The U.S. Senate on Monday passed legislation to reauthorize the Energy Department’s cleanup of the West Valley Demonstration Project in New York state.
The measure awaits President Donald Trump’s signature after receiving unanimous consent from the Senate. The House of Representatives in March approved the bill, which was then advanced by the Senate Energy and Natural Resources Committee in July.
Introduced by Rep. Tom Reed (R-N.Y.), the legislation would reauthorize West Valley funding at $75 million per year through fiscal 2026, an amount equal to the enacted budget for fiscal 2019. That is also the amount supported by the Trump administration and both chambers of Congress for the current fiscal 2020.
The budget year began on Oct. 1, but Congress has yet to pass any final full-year spending bills.
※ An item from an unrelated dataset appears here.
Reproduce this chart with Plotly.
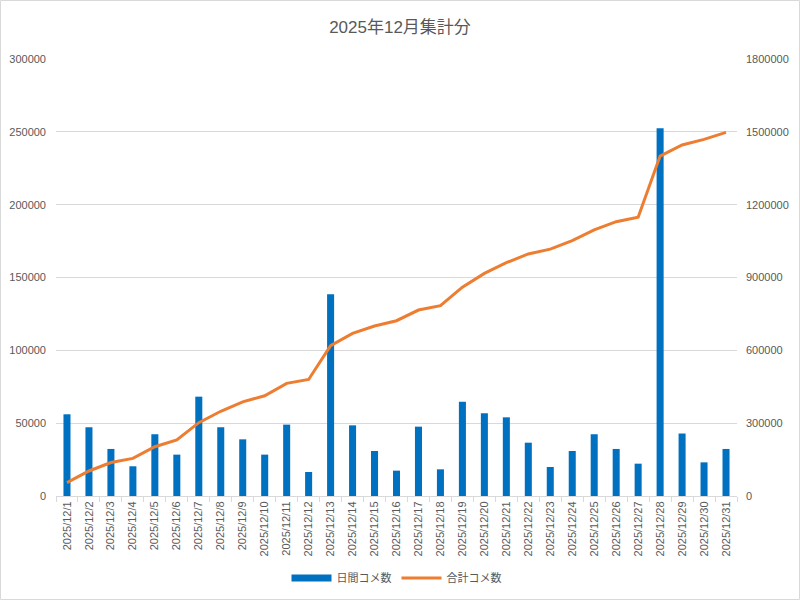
import plotly.graph_objects as go

dates = [f"2025/12/{d}" for d in range(1, 32)]
daily = [56100, 47200, 32300, 20400, 42400, 28400, 68200, 47200, 38900, 28400,
         49000, 16500, 138500, 48500, 30900, 17400, 47600, 18300, 64700, 56800,
         54000, 36600, 19900, 30900, 42400, 32300, 22200, 252400, 42900, 23100, 32300]
total = [55000, 103000, 138000, 155000, 203000, 231000, 302000, 349000, 388000, 413000,
         464000, 480000, 619000, 670000, 700000, 722000, 766000, 784000, 860000, 917000,
         961000, 997000, 1017000, 1052000, 1096000, 1130000, 1148000, 1400000, 1446000, 1469000, 1498000]
title_text = "2025年12月集計分"
daily_name = "日間コメ数"
total_name = "合計コメ数"

gray = "#595959"
grid = "#d9d9d9"
blue = "#0070C0"
orange = "#ED7D31"
jp = "Liberation Sans, Noto Sans CJK JP, sans-serif"
latin = "Liberation Sans, Arial, sans-serif"

fig = go.Figure()
fig.add_trace(go.Bar(x=dates, y=daily, name=daily_name, marker_color=blue,
                     marker_line_width=0, yaxis="y", showlegend=False, legendgroup="d"))
# legend entry for bars drawn as a wide flat rectangle (like the reference)
fig.add_trace(go.Scatter(x=[dates[0]], y=[None], name=daily_name, mode="lines",
                         line=dict(color=blue, width=7), yaxis="y", legendgroup="d"))
fig.add_trace(go.Scatter(x=dates, y=total, name=total_name, mode="lines",
                         line=dict(color=orange, width=3), yaxis="y2"))

W, H = 800, 600
l, r, t, b = 56, 63, 59, 104
pw, ph = W - l - r, H - t - b

fig.update_layout(
    width=W, height=H,
    margin=dict(l=l, r=r, t=t, b=b, autoexpand=False),
    paper_bgcolor="white", plot_bgcolor="white",
    title=dict(text=title_text, x=0.5, xanchor="center", y=1 - 27 / H, yanchor="middle",
               font=dict(family=jp, size=17, color=gray)),
    bargap=0.68,
    showlegend=True,
    legend=dict(orientation="h", x=0.5, xanchor="center", y=-(578 - 496) / ph, yanchor="middle",
                font=dict(family=jp, size=11, color=gray), itemwidth=40, tracegroupgap=0),
    xaxis=dict(type="category", tickangle=-90, tickfont=dict(family=latin, size=11, color=gray),
               showgrid=False, showline=True, linecolor=grid, linewidth=1,
               ticks="outside", tickson="boundaries", ticklen=5, tickcolor=grid),
    yaxis=dict(range=[0, 300000], dtick=50000, tickformat="d", showgrid=True, gridcolor=grid,
               gridwidth=1, zeroline=False, tickfont=dict(family=latin, size=11, color=gray),
               ticklabelstandoff=9),
    yaxis2=dict(range=[0, 1800000], dtick=300000, tickformat="d", overlaying="y", side="right",
                showgrid=False, zeroline=False, tickfont=dict(family=latin, size=11, color=gray),
                ticklabelstandoff=8),
    shapes=[dict(type="rect", xref="paper", yref="paper",
                 x0=-(l - 0.5) / pw, x1=1 + (r - 0.5) / pw,
                 y0=-(b - 0.5) / ph, y1=1 + (t - 0.5) / ph,
                 line=dict(color=grid, width=1), fillcolor="rgba(0,0,0,0)", layer="below")],
)

fig.write_html("out.html")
The federal government is currently operating under a continuing resolution that largely keeps funding at prior-year levels through Dec. 20.
“For the first time in more than 35 years, our friends and neighbors will have the peace of mind that the West Valley Demonstration Project cleanup is a top priority and has long term funding authorization from Washington,” Reed said in a Tuesday press release.
The Reed measure calls for a Government Accountability Office study on radioactive waste at West Valley, including types of waste, disposal options, and disposal costs. The report would be due within 18 months of the bill’s enactment into law.
But the legislation does not order that West Valley waste be designated as defense-related, as did a 2018 version of Reed’s bill. That provision was ultimately stripped out in order to ensure the legislation would advance. Had that language become law, it might have opened the door for sending material from West Valley to DOE’s Waste Isolation Pilot Plant in New Mexico.
Local officials say 278 casks of West Valley waste similar to transuranic waste are currently ineligible for disposal at WIPP because the material was processed at a commercial facility and is not considered defense-related.
West Valley is a 200-acre site located within the state-owned, 3,300-acre Western New York Nuclear Service Center. Between 1966 and 1972 the project was home to a commercial nuclear fuel reprocessing plant.